Work to be completed: Copy the data precisely, character for character, and leave out every picture.
=-=-=
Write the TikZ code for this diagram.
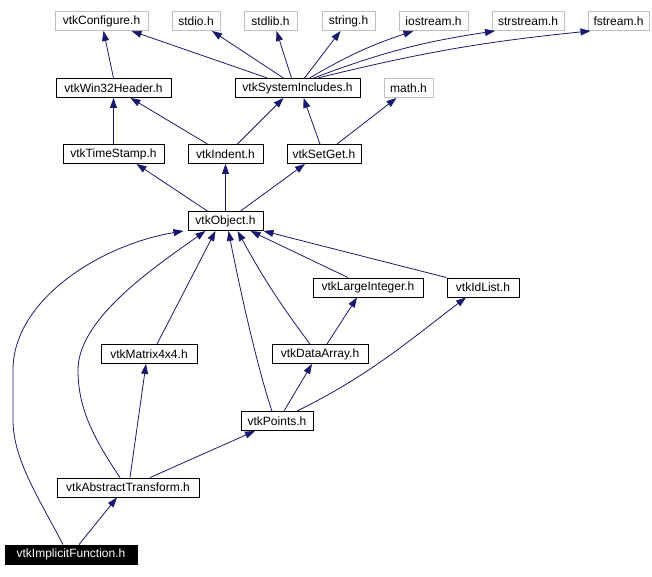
\documentclass[tikz,border=0pt]{standalone}
\usepackage{fontspec}
\setmainfont{Liberation Sans}
\usetikzlibrary{arrows.meta}
\definecolor{edgec}{HTML}{191970}
\definecolor{greyb}{HTML}{BFBFBF}
\tikzset{
  hdr/.style={draw=black, line width=0.9pt, minimum height=19pt, inner sep=0pt, font=\fontsize{12}{14}\selectfont, text=black},
  syshdr/.style={hdr, draw=greyb},
  mainhdr/.style={hdr, fill=black, text=white},
  e/.style={draw=edgec, line width=0.8pt, -{Triangle[length=10pt,width=7pt]}}
}
\begin{document}
\begin{tikzpicture}[x=1pt,y=-1pt]
\useasboundingbox (0,0) rectangle (652,576);
% top row
\node[syshdr, minimum width=93pt] (conf) at (101.5,21) {vtkConfigure.h};
\node[syshdr, minimum width=48pt] (stdio) at (196,21) {stdio.h};
\node[syshdr, minimum width=53pt] (stdlib) at (270.5,21) {stdlib.h};
\node[syshdr, minimum width=53pt] (string) at (348.5,21) {string.h};
\node[syshdr, minimum width=69pt] (iostream) at (433.5,21) {iostream.h};
\node[syshdr, minimum width=72pt] (strstream) at (528,21) {strstream.h};
\node[syshdr, minimum width=61pt] (fstream) at (618.5,21) {fstream.h};
% row 2
\node[hdr, minimum width=115pt] (win) at (113.5,88) {vtkWin32Header.h};
\node[hdr, minimum width=125pt] (sysinc) at (297.5,88) {vtkSystemIncludes.h};
\node[syshdr, minimum width=49pt] (math) at (408.5,88) {math.h};
% row 3
\node[hdr, minimum width=101pt] (ts) at (113.5,154) {vtkTimeStamp.h};
\node[hdr, minimum width=75pt] (indent) at (225.5,154) {vtkIndent.h};
\node[hdr, minimum width=74pt] (setget) at (324,154) {vtkSetGet.h};
% row 4
\node[hdr, minimum width=75pt] (obj) at (225.5,221) {vtkObject.h};
% row 5
\node[hdr, minimum width=110pt] (large) at (368,287.5) {vtkLargeInteger.h};
\node[hdr, minimum width=72pt] (idlist) at (483,287.5) {vtkIdList.h};
% row 6
\node[hdr, minimum width=96pt] (matrix) at (149,354) {vtkMatrix4x4.h};
\node[hdr, minimum width=96pt] (data) at (320,354) {vtkDataArray.h};
% row 7
\node[hdr, minimum width=72pt] (points) at (277,421) {vtkPoints.h};
% row 8
\node[hdr, minimum width=142pt] (abs) at (128,487.5) {vtkAbstractTransform.h};
% row 9
\node[mainhdr, minimum width=132pt] (impl) at (71,554.5) {vtkImplicitFunction.h};

% edges
\draw[e] (win.north) -- ([xshift=2]conf.south);
\draw[e] ([xshift=-30]sysinc.north) -- ([xshift=30]conf.south);
\draw[e] ([xshift=-14]sysinc.north) -- ([xshift=16]stdio.south);
\draw[e] ([xshift=-6]sysinc.north) -- ([xshift=6]stdlib.south);
\draw[e] ([xshift=7]sysinc.north) -- ([xshift=-8]string.south);
\draw[e] ([xshift=12]sysinc.north) to[bend left=6] ([xshift=-20]iostream.south);
\draw[e] ([xshift=16]sysinc.north) to[bend left=6] ([xshift=-33]strstream.south);
\draw[e] ([xshift=20]sysinc.north) to[bend left=4] ([xshift=-28]fstream.south);
\draw[e] (ts.north) -- (win.south);
\draw[e] ([xshift=-18]indent.north) -- ([xshift=17]win.south);
\draw[e] ([xshift=12]indent.north) -- ([xshift=-14]sysinc.south);
\draw[e] ([xshift=-4]setget.north) -- ([xshift=6]sysinc.south);
\draw[e] ([xshift=13]setget.north) -- ([xshift=-12]math.south);
\draw[e] ([xshift=-18]obj.north) -- ([xshift=23]ts.south);
\draw[e] (obj.north) -- (indent.south);
\draw[e] ([xshift=15]obj.north) -- ([xshift=-19]setget.south);
\draw[e] ([xshift=-20]large.north) -- ([xshift=25]obj.south);
\draw[e] (idlist.north west) -- (obj.south east);
\draw[e] ([xshift=8]matrix.north) -- ([xshift=-10]obj.south);
\draw[e] ([xshift=-10]data.north) to[bend left=4] ([xshift=12]obj.south);
\draw[e] ([xshift=7]data.north) -- ([xshift=-11]large.south);
\draw[e] ([xshift=-5]points.north) .. controls (258,370) and (240,290) .. ([xshift=3]obj.south);
\draw[e] ([xshift=7]points.north) -- ([xshift=-8]data.south);
\draw[e] ([xshift=20]points.north) .. controls (370,375) and (410,340) .. ([xshift=-17]idlist.south);
\draw[e] ([xshift=-8]abs.north) .. controls (95,440) and (78,410) .. (78,370) .. controls (78,320) and (150,270) .. ([xshift=-20]obj.south);
\draw[e] ([xshift=2]abs.north) -- ([xshift=-3]matrix.south);
\draw[e] ([xshift=22]abs.north) -- ([xshift=-22]points.south);
\draw[e] ([xshift=-8]impl.north) .. controls (40,500) and (13,460) .. (13,420) -- (13,370) .. controls (13,300) and (100,245) .. ([xshift=-42]obj.south);
\draw[e] ([xshift=8]impl.north) -- ([xshift=-11]abs.south);
\end{tikzpicture}
\end{document}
=-=-=
Written response:
Write the TikZ code for this diagram.
\documentclass[tikz,border=0pt]{standalone}
\usepackage{fontspec}
\setmainfont{Liberation Sans}
\usetikzlibrary{arrows.meta}
\definecolor{edgec}{HTML}{191970}
\definecolor{greyb}{HTML}{BFBFBF}
\tikzset{
  hdr/.style={draw=black, line width=0.9pt, minimum height=19pt, inner sep=0pt, font=\fontsize{12}{14}\selectfont, text=black},
  syshdr/.style={hdr, draw=greyb},
  mainhdr/.style={hdr, fill=black, text=white},
  e/.style={draw=edgec, line width=0.8pt, -{Triangle[length=10pt,width=7pt]}}
}
\begin{document}
\begin{tikzpicture}[x=1pt,y=-1pt]
\useasboundingbox (0,0) rectangle (652,576);
% top row
\node[syshdr, minimum width=93pt] (conf) at (101.5,21) {vtkConfigure.h};
\node[syshdr, minimum width=48pt] (stdio) at (196,21) {stdio.h};
\node[syshdr, minimum width=53pt] (stdlib) at (270.5,21) {stdlib.h};
\node[syshdr, minimum width=53pt] (string) at (348.5,21) {string.h};
\node[syshdr, minimum width=69pt] (iostream) at (433.5,21) {iostream.h};
\node[syshdr, minimum width=72pt] (strstream) at (528,21) {strstream.h};
\node[syshdr, minimum width=61pt] (fstream) at (618.5,21) {fstream.h};
% row 2
\node[hdr, minimum width=115pt] (win) at (113.5,88) {vtkWin32Header.h};
\node[hdr, minimum width=125pt] (sysinc) at (297.5,88) {vtkSystemIncludes.h};
\node[syshdr, minimum width=49pt] (math) at (408.5,88) {math.h};
% row 3
\node[hdr, minimum width=101pt] (ts) at (113.5,154) {vtkTimeStamp.h};
\node[hdr, minimum width=75pt] (indent) at (225.5,154) {vtkIndent.h};
\node[hdr, minimum width=74pt] (setget) at (324,154) {vtkSetGet.h};
% row 4
\node[hdr, minimum width=75pt] (obj) at (225.5,221) {vtkObject.h};
% row 5
\node[hdr, minimum width=110pt] (large) at (368,287.5) {vtkLargeInteger.h};
\node[hdr, minimum width=72pt] (idlist) at (483,287.5) {vtkIdList.h};
% row 6
\node[hdr, minimum width=96pt] (matrix) at (149,354) {vtkMatrix4x4.h};
\node[hdr, minimum width=96pt] (data) at (320,354) {vtkDataArray.h};
% row 7
\node[hdr, minimum width=72pt] (points) at (277,421) {vtkPoints.h};
% row 8
\node[hdr, minimum width=142pt] (abs) at (128,487.5) {vtkAbstractTransform.h};
% row 9
\node[mainhdr, minimum width=132pt] (impl) at (71,554.5) {vtkImplicitFunction.h};

% edges
\draw[e] (win.north) -- ([xshift=2]conf.south);
\draw[e] ([xshift=-30]sysinc.north) -- ([xshift=30]conf.south);
\draw[e] ([xshift=-14]sysinc.north) -- ([xshift=16]stdio.south);
\draw[e] ([xshift=-6]sysinc.north) -- ([xshift=6]stdlib.south);
\draw[e] ([xshift=7]sysinc.north) -- ([xshift=-8]string.south);
\draw[e] ([xshift=12]sysinc.north) to[bend left=6] ([xshift=-20]iostream.south);
\draw[e] ([xshift=16]sysinc.north) to[bend left=6] ([xshift=-33]strstream.south);
\draw[e] ([xshift=20]sysinc.north) to[bend left=4] ([xshift=-28]fstream.south);
\draw[e] (ts.north) -- (win.south);
\draw[e] ([xshift=-18]indent.north) -- ([xshift=17]win.south);
\draw[e] ([xshift=12]indent.north) -- ([xshift=-14]sysinc.south);
\draw[e] ([xshift=-4]setget.north) -- ([xshift=6]sysinc.south);
\draw[e] ([xshift=13]setget.north) -- ([xshift=-12]math.south);
\draw[e] ([xshift=-18]obj.north) -- ([xshift=23]ts.south);
\draw[e] (obj.north) -- (indent.south);
\draw[e] ([xshift=15]obj.north) -- ([xshift=-19]setget.south);
\draw[e] ([xshift=-20]large.north) -- ([xshift=25]obj.south);
\draw[e] (idlist.north west) -- (obj.south east);
\draw[e] ([xshift=8]matrix.north) -- ([xshift=-10]obj.south);
\draw[e] ([xshift=-10]data.north) to[bend left=4] ([xshift=12]obj.south);
\draw[e] ([xshift=7]data.north) -- ([xshift=-11]large.south);
\draw[e] ([xshift=-5]points.north) .. controls (258,370) and (240,290) .. ([xshift=3]obj.south);
\draw[e] ([xshift=7]points.north) -- ([xshift=-8]data.south);
\draw[e] ([xshift=20]points.north) .. controls (370,375) and (410,340) .. ([xshift=-17]idlist.south);
\draw[e] ([xshift=-8]abs.north) .. controls (95,440) and (78,410) .. (78,370) .. controls (78,320) and (150,270) .. ([xshift=-20]obj.south);
\draw[e] ([xshift=2]abs.north) -- ([xshift=-3]matrix.south);
\draw[e] ([xshift=22]abs.north) -- ([xshift=-22]points.south);
\draw[e] ([xshift=-8]impl.north) .. controls (40,500) and (13,460) .. (13,420) -- (13,370) .. controls (13,300) and (100,245) .. ([xshift=-42]obj.south);
\draw[e] ([xshift=8]impl.north) -- ([xshift=-11]abs.south);
\end{tikzpicture}
\end{document}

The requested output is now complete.